I am vet and said it to my DD till I'm blue in the face. My dog trainer told DD in no uncertain terms and she fixed it.

silentcatastrophe · 14/12/2011 16:04

You, as an adult in the house, are the only one who is allowed to growl and snarl and snap. If my dcs are making the dogs upset, they get bollocked, and the dogs go in a different room. Does your 12 year old understand that if the dog learns to be afraid of him/her, the dog will bite someone else and be put to sleep. Everyone suffers because of the 12 yo's behaviour.
Sorry to sound so harsh. If a child or anyone else is causing one of my dogs to be upset, I do get very cross on the basis that it is probably safer if I get cross than a dog does! I have been bollocked too, by a dog trainer, for approaching a dog who was tied to a fence.

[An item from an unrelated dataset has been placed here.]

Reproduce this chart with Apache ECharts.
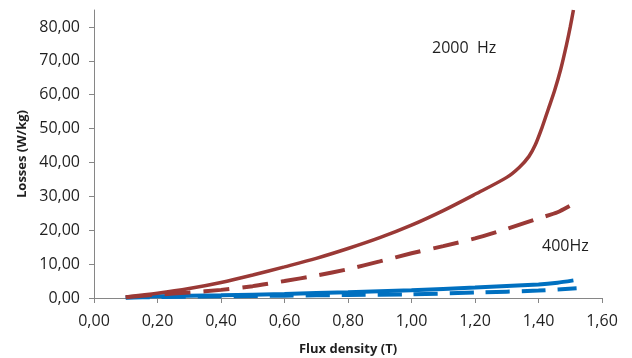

Elibean · 14/12/2011 16:18

If I had an easy answer to that one I'd be over the moon! My main source of stress Hmm

Mine are 8 and 5. The older one does understand cause and effect, and doesn't want anything to jeopardize the dog - so although she'll forget and start playing too wildly sometimes, she just needs reminding. The 5 year old is a different kettle of fish - she's rarely wild with the dog, but follows him around, puts on squeaky voices, generally winds him up till he jumps up to lick her face (he's 8 months old, lab cross, usually scratches her face in the process) then cries. Infuriating.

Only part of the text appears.